Picked up a damaged Powerlite for $10 this summer. The dash was rammed with something like a pitchfork damaging the dash and case. On cleaning and firing it up the revs went off the map. Whatever pierced it went through the engine cowling and broke the governor vane.
The cowling was banged out, holes patched with JB Weld and got a new governor vane. It went right to very high revs and stuck there. Opened it up again and gave the arm more clearance but it would still stick at high revs at times. I’ve been in there about 4 times putzing with the fit but it still gets stuck somehow on high revs and I can’t see in there when it’s running to get at the problem. I gave up on it. It’s too ugly to sell with the damaged case and became a time pit so decided to use it as is until it blew up.
It turns out to be quite the machine and I’m getting used to the screaming of the high revs. It mostly sticks at 6100 rpm which is a bit to high but loaded it’s probably running around 5000-5500 and handles that fairly well.

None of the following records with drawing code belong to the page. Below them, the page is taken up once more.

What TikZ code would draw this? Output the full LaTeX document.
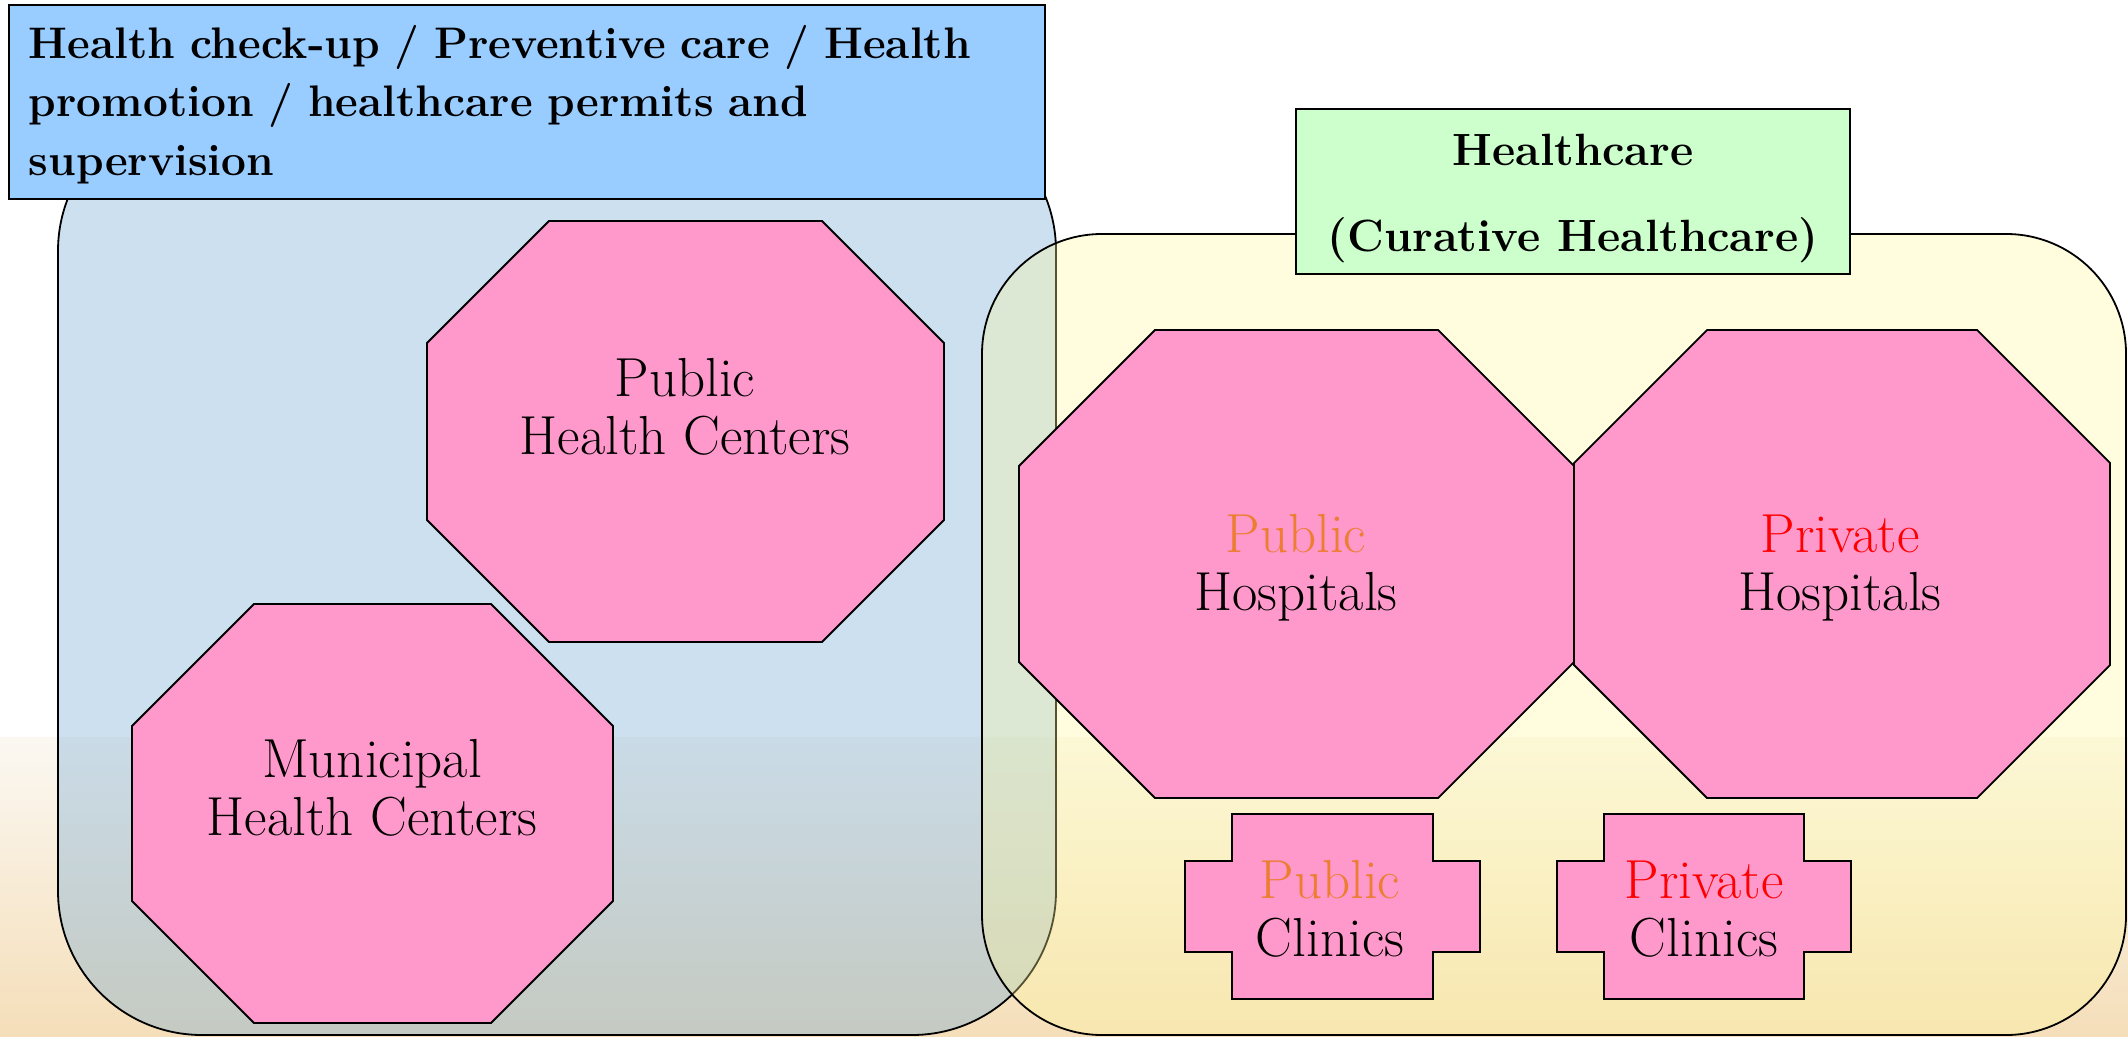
\documentclass[tikz,border=0pt]{standalone}
\usepackage{tikz}
\definecolor{hdrblue}{RGB}{153,204,255}
\definecolor{curegreen}{RGB}{204,255,204}
\definecolor{octpink}{RGB}{255,153,204}
\definecolor{regblue}{RGB}{110,166,212}
\definecolor{regyellow}{RGB}{255,250,155}
\definecolor{puborange}{RGB}{237,125,49}
\tikzstyle{octa} = [draw, fill=octpink, line width=0.9pt]
\tikzstyle{lbl} = [align=center, inner sep=0pt, font=\fontsize{27.5}{29}\selectfont]
\tikzstyle{hdrbox} = [draw, line width=0.9pt, inner ysep=0pt,
    font=\bfseries\fontsize{22.1}{29.2}\selectfont]
\tikzstyle{region} = [draw, line width=0.9pt, fill opacity=0.35]
% chamfered box: x1, y1, x2, y2, cut
\newcommand{\chamf}[5]{\path[octa] (#1+#5,#2) -- (#3-#5,#2) -- (#3,#2+#5) --
  (#3,#4-#5) -- (#3-#5,#4) -- (#1+#5,#4) -- (#1,#4-#5) -- (#1,#2+#5) -- cycle;}
% plus-like box: x1, y1, x2, y2, notch
\newcommand{\clinic}[5]{\path[octa] (#1+#5,#2) -- (#3-#5,#2) -- (#3-#5,#2+#5) --
  (#3,#2+#5) -- (#3,#4-#5) -- (#3-#5,#4-#5) -- (#3-#5,#4) -- (#1+#5,#4) --
  (#1+#5,#4-#5) -- (#1,#4-#5) -- (#1,#2+#5) -- (#1+#5,#2+#5) -- cycle;}

\begin{document}
\begin{tikzpicture}[x=0.5pt, y=-0.5pt]
  \useasboundingbox (0,0) rectangle (2128,1037);
  % backdrop
  \shade[top color={rgb,255:red,251;green,248;blue,242}, middle color={rgb,255:red,248;green,240;blue,200},
    bottom color={rgb,255:red,245;green,222;blue,185}] (0,737) rectangle (2128,1037);
  % two areas
  \draw[region, fill=regblue, rounded corners=72pt] (58,107) rectangle (1056,1035);
  \draw[region, fill=regyellow, fill opacity=0.33, rounded corners=60pt] (982,234) rectangle (2126,1035);
  % headings
  \node [hdrbox, fill=hdrblue, anchor=north west, inner xsep=10pt, text width=498pt,
    minimum height=97pt, align=left] (prev) at (8,4)
  {\rule{0pt}{19pt}Health check-up / Preventive care / Health\\
   promotion / healthcare permits and\\
   supervision};
  \node [hdrbox, fill=curegreen, minimum width=277pt, minimum height=82.5pt, align=center,
    font=\bfseries\fontsize{22.6}{43}\selectfont] (cure) at (1573,191.5)
  {\rule{0pt}{23pt}Healthcare\\(Curative Healthcare)};
  % shapes
  \chamf{427}{221}{944}{642}{122}
  \chamf{132}{604}{613}{1023}{122}
  \chamf{1019}{330}{1574}{798}{136}
  \chamf{1574}{330}{2110}{798}{133}
  \clinic{1185}{814}{1480}{999}{47}
  \clinic{1557}{814}{1851}{999}{47}
  % Place nodes
  \node [lbl] (phc) at (685,407) {Public\\Health Centers};
  \node [lbl] (mhc) at (372,788) {Municipal\\Health Centers};
  \node [lbl] (pubh) at (1296,568) {{\color{puborange}Public}\\Hospitals};
  \node [lbl] (privh) at (1840,568) {{\color{red}Private}\\Hospitals};
  \node [lbl] (pubc) at (1330,909) {{\color{puborange}Public}\\Clinics};
  \node [lbl] (privc) at (1704,909) {{\color{red}Private}\\Clinics};
\end{tikzpicture}
\end{document}
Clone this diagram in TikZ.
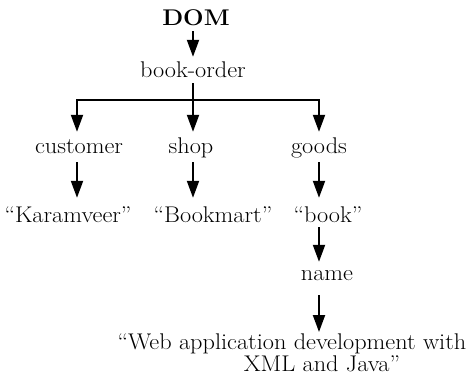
\documentclass[tikz,border=0pt]{standalone}
\usepackage{fontspec}
\setmainfont[FakeStretch=1.07]{Latin Modern Roman}
\usetikzlibrary{arrows.meta}
\begin{document}
\begin{tikzpicture}[x=1pt,y=-1pt,
  lbl/.style={inner sep=0pt,anchor=base,text height=16pt,text depth=5pt,font=\fontsize{22.7}{26}\selectfont},
  arr/.style={line width=2pt,-{Triangle[length=17pt,width=12pt]}},
  ln/.style={line width=2pt}]
\useasboundingbox (0,0) rectangle (469,375);
\node[lbl,font=\fontsize{22.7}{26}\selectfont\bfseries] (dom) at (196,25) {DOM};
\node[lbl] (bo) at (193,77) {book-order};
\node[lbl] (cust) at (79,153) {customer};
\node[lbl] (shop) at (191,153) {shop};
\node[lbl] (goods) at (319,153) {goods};
\node[lbl] (kar) at (68,222) {``Karamveer''};
\node[lbl] (bm) at (213,222) {``Bookmart''};
\node[lbl] (book) at (328,222) {``book''};
\node[lbl] (name) at (327,280) {name};
\node[inner sep=0pt,anchor=north,align=center,font=\fontsize{22.7}{22}\selectfont] (web) at (292,334) {``Web application development with\\\hspace*{60pt}XML and Java''};
\coordinate (j) at (193,100);
\draw[arr,shorten <=1pt,shorten >=4pt] (bo|-dom.south) -- (bo);
\draw[ln,shorten <=1pt] (bo) -- (j);
\draw[arr,shorten >=5pt] (j) -- (j|-shop.north);
\draw[arr,shorten >=5pt] (j) -| ([xshift=-2pt]cust.north);
\draw[arr,shorten >=5pt] (j) -| (goods);
\draw[arr,shorten <=4pt,shorten >=8pt] ([xshift=-2pt]cust.south) -- ([xshift=-2pt]cust|-kar.north);
\draw[arr,shorten <=4pt,shorten >=8pt] (j|-shop.south) -- (j|-bm.north);
\draw[arr,shorten <=4pt,shorten >=8pt] (goods) -- (goods|-book.north);
\draw[arr,shorten >=2pt] (goods|-book.south) -- (goods|-name.north);
\draw[arr,shorten <=10pt,shorten >=2pt] (goods|-name.south) -- (goods|-web.north);
\end{tikzpicture}
\end{document}
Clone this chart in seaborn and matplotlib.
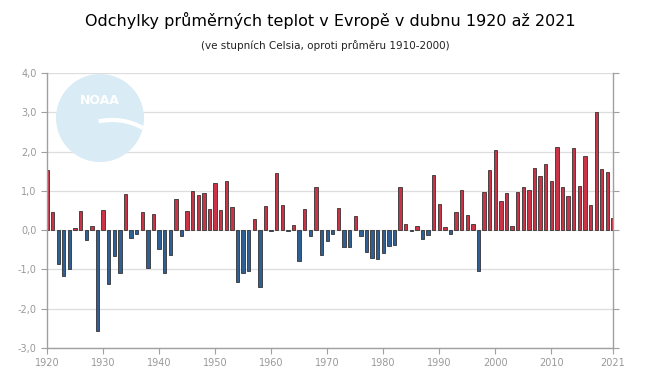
import numpy as np
import pandas as pd
import matplotlib
matplotlib.use("Agg")
import matplotlib.pyplot as plt
from matplotlib.patches import Circle, Arc
import seaborn as sns

years = list(range(1920, 2022))
values = [
    1.54, 0.47, -0.87, -1.16, -1.00, 0.05, 0.50, -0.24, 0.11, -2.56,
    0.51, -1.36, -0.67, -1.10, 0.91, -0.19, -0.10, 0.47, -0.96, 0.42,
    -0.49, -1.09, -0.64, 0.79, -0.16, 0.50, 1.00, 0.90, 0.95, 0.54,
    1.19, 0.51, 1.26, 0.59, -1.33, -1.08, -1.05, 0.28, -1.44, 0.62,
    -0.03, 1.46, 0.64, -0.03, 0.13, -0.79, 0.54, -0.15, 1.10, -0.62,
    -0.28, -0.09, 0.56, -0.44, -0.42, 0.36, -0.15, -0.56, -0.72, -0.74,
    -0.59, -0.41, -0.38, 1.10, 0.15, -0.03, 0.10, -0.22, -0.13, 1.41,
    0.67, 0.08, -0.09, 0.47, 1.03, 0.39, 0.16, -1.03, 0.97, 1.53,
    2.04, 0.75, 0.95, 0.11, 0.98, 1.10, 1.03, 1.58, 1.38, 1.69,
    1.24, 2.12, 1.10, 0.87, 2.09, 1.13, 1.89, 0.64, 3.01, 1.56,
    1.48, 0.30,
]
xtick_values = [1920, 1930, 1940, 1950, 1960, 1970, 1980, 1990, 2000, 2010, 2021]
ytick_values = [-3, -2, -1, 0, 1, 2, 3, 4]
title = "Odchylky průměrných teplot v Evropě v dubnu 1920 až 2021"
subtitle = "(ve stupních Celsia, oproti průměru 1910-2000)"

df = pd.DataFrame({"year": years, "value": values})
df["sign"] = np.where(df["value"] >= 0, "pos", "neg")

sns.set_style("white")
plt.rcParams["font.family"] = ["DejaVu Sans"]

fig = plt.figure(figsize=(6.5, 3.77), dpi=100)
ax = fig.add_axes([47 / 650, 29 / 377, 566 / 650, 275 / 377])

# NOAA watermark
logo = Circle((100, 377 - 118), 44, transform=None, facecolor="#d9ebf5",
              edgecolor="none", zorder=0)
fig.patches.append(logo)
swoosh = Arc((112, 377 - 150), 90, 60, angle=0, theta1=35, theta2=115,
             transform=None, color="white", lw=3, zorder=1)
fig.patches.append(swoosh)
swoosh.set_clip_path(logo)
fig.text(100 / 650, 1 - 101 / 377, "NOAA", ha="center", va="center",
         color="white", fontsize=9, fontweight="bold", zorder=1)

for yv in ytick_values:
    ax.axhline(yv, color="#dddddd", lw=0.9, zorder=0)

sns.barplot(data=df, x="year", y="value", hue="sign",
            palette={"pos": "#e41b33", "neg": "#1e5fa6"},
            native_scale=True, dodge=False, width=0.6, legend=False,
            edgecolor="#333333", linewidth=0.6, ax=ax, zorder=2)

ax.set_xlim(1920, 2021)
ax.set_ylim(-3, 4)
ax.set_xticks(xtick_values)
ax.set_xticklabels([str(v) for v in xtick_values])
ax.set_yticks(ytick_values)
ax.set_yticklabels([f"{v:.1f}".replace(".", ",") for v in ytick_values])
ax.set_xlabel("")
ax.set_ylabel("")
ax.patch.set_alpha(0)

for side in ["left", "right", "bottom"]:
    ax.spines[side].set_color("#a0a0a0")
    ax.spines[side].set_linewidth(1.0)
ax.spines["top"].set_visible(False)

ax.tick_params(axis="both", colors="#a0a0a0", labelcolor="#999999",
               labelsize=7, length=4, width=0.8, direction="out")
ax.tick_params(axis="y", right=True, left=True, labelright=False)
ax.tick_params(axis="x", bottom=True, pad=3)

fig.text(330 / 650, 1 - 20 / 377, title, ha="center", va="center",
         fontsize=11.5, color="black")
fig.text(325 / 650, 1 - 46 / 377, subtitle, ha="center", va="center",
         fontsize=7.5, color="#222222")

fig.savefig("out.png", dpi=100)
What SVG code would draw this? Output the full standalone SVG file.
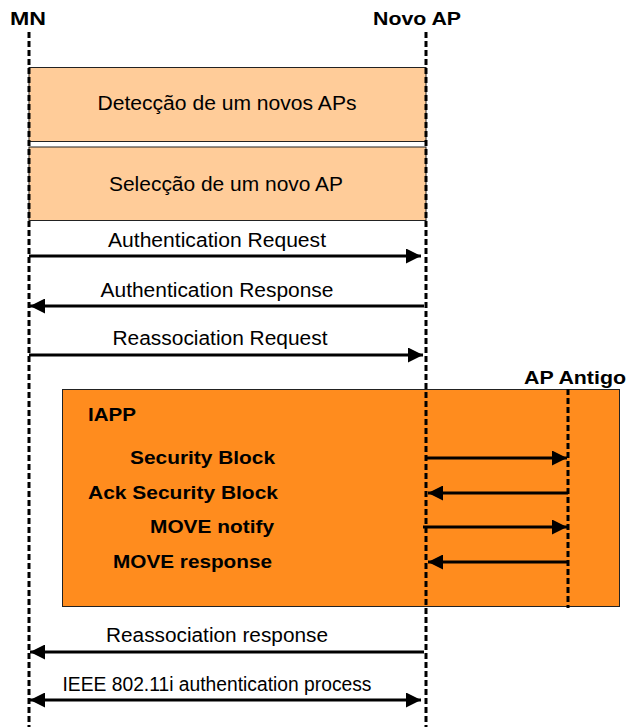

It nets a pretty good improvement in distance and a bit better at the level of snow it can munch. It’s fine making long straight runs which keeps the RPMs down. On turning and no load it’s back to screaming.
What would be nice is to have some way to get it off and on high rev reliably. As is I have to bounce and shake it to get it to calm down to 4100 then wait for it to stick again for high rev. So far I can’t figure a way make it selectable so the best thing to do might be set it for 5600-5700 max and let it run high and normal on it’s own.
Without a governor arm there’s no way to Boratify it so I might look around for a 4.5hp MTD if they have a governor arm. Anyone got any suggestions for planting a control on a vane type?